Copy out every line exactly, passing over the pictures.

PROVIDED DATA –
* BEGIN *
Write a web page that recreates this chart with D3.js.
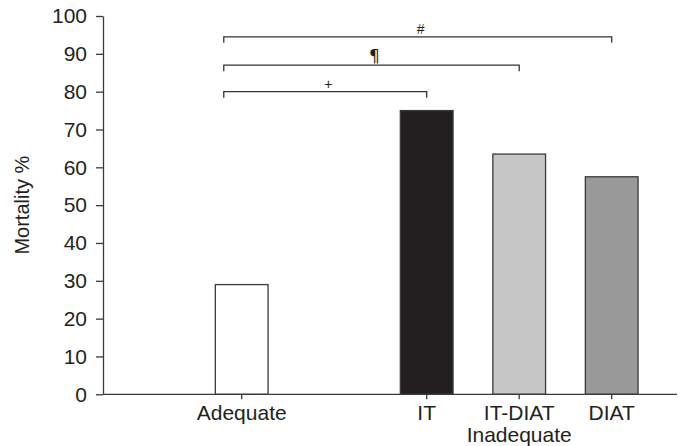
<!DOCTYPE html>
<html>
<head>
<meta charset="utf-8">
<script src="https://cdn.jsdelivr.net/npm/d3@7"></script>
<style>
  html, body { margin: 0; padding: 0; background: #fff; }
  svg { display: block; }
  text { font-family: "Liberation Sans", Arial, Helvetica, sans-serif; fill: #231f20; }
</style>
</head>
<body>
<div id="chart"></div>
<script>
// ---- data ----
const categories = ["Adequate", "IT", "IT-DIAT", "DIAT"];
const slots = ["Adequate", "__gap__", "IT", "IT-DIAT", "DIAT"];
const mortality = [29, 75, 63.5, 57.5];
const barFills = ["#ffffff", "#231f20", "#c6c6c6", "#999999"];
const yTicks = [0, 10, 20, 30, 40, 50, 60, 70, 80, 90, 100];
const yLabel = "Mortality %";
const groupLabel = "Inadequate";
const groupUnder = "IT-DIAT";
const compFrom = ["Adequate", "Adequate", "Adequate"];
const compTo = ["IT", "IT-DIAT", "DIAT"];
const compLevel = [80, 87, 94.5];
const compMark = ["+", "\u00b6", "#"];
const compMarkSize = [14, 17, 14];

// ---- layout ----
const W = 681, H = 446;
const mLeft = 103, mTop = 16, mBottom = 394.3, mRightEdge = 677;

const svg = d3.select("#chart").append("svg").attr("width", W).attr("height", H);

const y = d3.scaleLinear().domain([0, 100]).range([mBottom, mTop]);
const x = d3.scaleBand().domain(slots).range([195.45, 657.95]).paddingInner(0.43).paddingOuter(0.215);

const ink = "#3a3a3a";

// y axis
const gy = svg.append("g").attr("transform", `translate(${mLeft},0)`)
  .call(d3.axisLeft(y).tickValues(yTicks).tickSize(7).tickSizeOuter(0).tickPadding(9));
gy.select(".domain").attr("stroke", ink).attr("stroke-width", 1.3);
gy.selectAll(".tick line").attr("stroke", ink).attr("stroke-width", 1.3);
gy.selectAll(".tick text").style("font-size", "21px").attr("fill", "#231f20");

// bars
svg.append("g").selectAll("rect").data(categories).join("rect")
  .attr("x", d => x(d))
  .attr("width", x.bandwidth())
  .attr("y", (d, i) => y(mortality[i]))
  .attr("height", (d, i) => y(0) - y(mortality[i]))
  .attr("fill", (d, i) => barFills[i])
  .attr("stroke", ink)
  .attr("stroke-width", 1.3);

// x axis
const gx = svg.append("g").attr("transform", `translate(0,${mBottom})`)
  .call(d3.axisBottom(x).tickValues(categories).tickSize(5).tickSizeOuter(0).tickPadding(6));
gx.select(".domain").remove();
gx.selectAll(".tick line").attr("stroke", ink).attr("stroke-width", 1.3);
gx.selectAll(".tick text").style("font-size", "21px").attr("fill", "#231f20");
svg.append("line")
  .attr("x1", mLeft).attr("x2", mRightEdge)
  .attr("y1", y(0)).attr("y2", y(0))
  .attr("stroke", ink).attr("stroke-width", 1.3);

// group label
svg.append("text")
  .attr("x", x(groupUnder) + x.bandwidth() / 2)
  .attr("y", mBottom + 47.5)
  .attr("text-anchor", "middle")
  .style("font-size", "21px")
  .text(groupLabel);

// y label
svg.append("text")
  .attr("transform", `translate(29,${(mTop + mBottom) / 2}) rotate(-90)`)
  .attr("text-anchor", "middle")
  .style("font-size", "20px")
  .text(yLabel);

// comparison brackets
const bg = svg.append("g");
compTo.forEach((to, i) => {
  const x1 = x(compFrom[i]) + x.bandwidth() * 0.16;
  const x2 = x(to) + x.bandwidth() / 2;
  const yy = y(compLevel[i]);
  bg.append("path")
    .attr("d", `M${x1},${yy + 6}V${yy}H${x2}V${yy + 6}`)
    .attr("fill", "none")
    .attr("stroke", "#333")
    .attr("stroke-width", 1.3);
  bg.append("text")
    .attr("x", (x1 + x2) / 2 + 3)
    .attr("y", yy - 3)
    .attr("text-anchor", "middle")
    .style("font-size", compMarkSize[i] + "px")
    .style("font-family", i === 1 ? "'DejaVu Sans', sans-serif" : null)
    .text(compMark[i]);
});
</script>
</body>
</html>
* END *
ANSWER FOR THE TASK –
Write a web page that recreates this chart with D3.js.
<!DOCTYPE html>
<html>
<head>
<meta charset="utf-8">
<script src="https://cdn.jsdelivr.net/npm/d3@7"></script>
<style>
  html, body { margin: 0; padding: 0; background: #fff; }
  svg { display: block; }
  text { font-family: "Liberation Sans", Arial, Helvetica, sans-serif; fill: #231f20; }
</style>
</head>
<body>
<div id="chart"></div>
<script>
// ---- data ----
const categories = ["Adequate", "IT", "IT-DIAT", "DIAT"];
const slots = ["Adequate", "__gap__", "IT", "IT-DIAT", "DIAT"];
const mortality = [29, 75, 63.5, 57.5];
const barFills = ["#ffffff", "#231f20", "#c6c6c6", "#999999"];
const yTicks = [0, 10, 20, 30, 40, 50, 60, 70, 80, 90, 100];
const yLabel = "Mortality %";
const groupLabel = "Inadequate";
const groupUnder = "IT-DIAT";
const compFrom = ["Adequate", "Adequate", "Adequate"];
const compTo = ["IT", "IT-DIAT", "DIAT"];
const compLevel = [80, 87, 94.5];
const compMark = ["+", "\u00b6", "#"];
const compMarkSize = [14, 17, 14];

// ---- layout ----
const W = 681, H = 446;
const mLeft = 103, mTop = 16, mBottom = 394.3, mRightEdge = 677;

const svg = d3.select("#chart").append("svg").attr("width", W).attr("height", H);

const y = d3.scaleLinear().domain([0, 100]).range([mBottom, mTop]);
const x = d3.scaleBand().domain(slots).range([195.45, 657.95]).paddingInner(0.43).paddingOuter(0.215);

const ink = "#3a3a3a";

// y axis
const gy = svg.append("g").attr("transform", `translate(${mLeft},0)`)
  .call(d3.axisLeft(y).tickValues(yTicks).tickSize(7).tickSizeOuter(0).tickPadding(9));
gy.select(".domain").attr("stroke", ink).attr("stroke-width", 1.3);
gy.selectAll(".tick line").attr("stroke", ink).attr("stroke-width", 1.3);
gy.selectAll(".tick text").style("font-size", "21px").attr("fill", "#231f20");

// bars
svg.append("g").selectAll("rect").data(categories).join("rect")
  .attr("x", d => x(d))
  .attr("width", x.bandwidth())
  .attr("y", (d, i) => y(mortality[i]))
  .attr("height", (d, i) => y(0) - y(mortality[i]))
  .attr("fill", (d, i) => barFills[i])
  .attr("stroke", ink)
  .attr("stroke-width", 1.3);

// x axis
const gx = svg.append("g").attr("transform", `translate(0,${mBottom})`)
  .call(d3.axisBottom(x).tickValues(categories).tickSize(5).tickSizeOuter(0).tickPadding(6));
gx.select(".domain").remove();
gx.selectAll(".tick line").attr("stroke", ink).attr("stroke-width", 1.3);
gx.selectAll(".tick text").style("font-size", "21px").attr("fill", "#231f20");
svg.append("line")
  .attr("x1", mLeft).attr("x2", mRightEdge)
  .attr("y1", y(0)).attr("y2", y(0))
  .attr("stroke", ink).attr("stroke-width", 1.3);

// group label
svg.append("text")
  .attr("x", x(groupUnder) + x.bandwidth() / 2)
  .attr("y", mBottom + 47.5)
  .attr("text-anchor", "middle")
  .style("font-size", "21px")
  .text(groupLabel);

// y label
svg.append("text")
  .attr("transform", `translate(29,${(mTop + mBottom) / 2}) rotate(-90)`)
  .attr("text-anchor", "middle")
  .style("font-size", "20px")
  .text(yLabel);

// comparison brackets
const bg = svg.append("g");
compTo.forEach((to, i) => {
  const x1 = x(compFrom[i]) + x.bandwidth() * 0.16;
  const x2 = x(to) + x.bandwidth() / 2;
  const yy = y(compLevel[i]);
  bg.append("path")
    .attr("d", `M${x1},${yy + 6}V${yy}H${x2}V${yy + 6}`)
    .attr("fill", "none")
    .attr("stroke", "#333")
    .attr("stroke-width", 1.3);
  bg.append("text")
    .attr("x", (x1 + x2) / 2 + 3)
    .attr("y", yy - 3)
    .attr("text-anchor", "middle")
    .style("font-size", compMarkSize[i] + "px")
    .style("font-family", i === 1 ? "'DejaVu Sans', sans-serif" : null)
    .text(compMark[i]);
});
</script>
</body>
</html>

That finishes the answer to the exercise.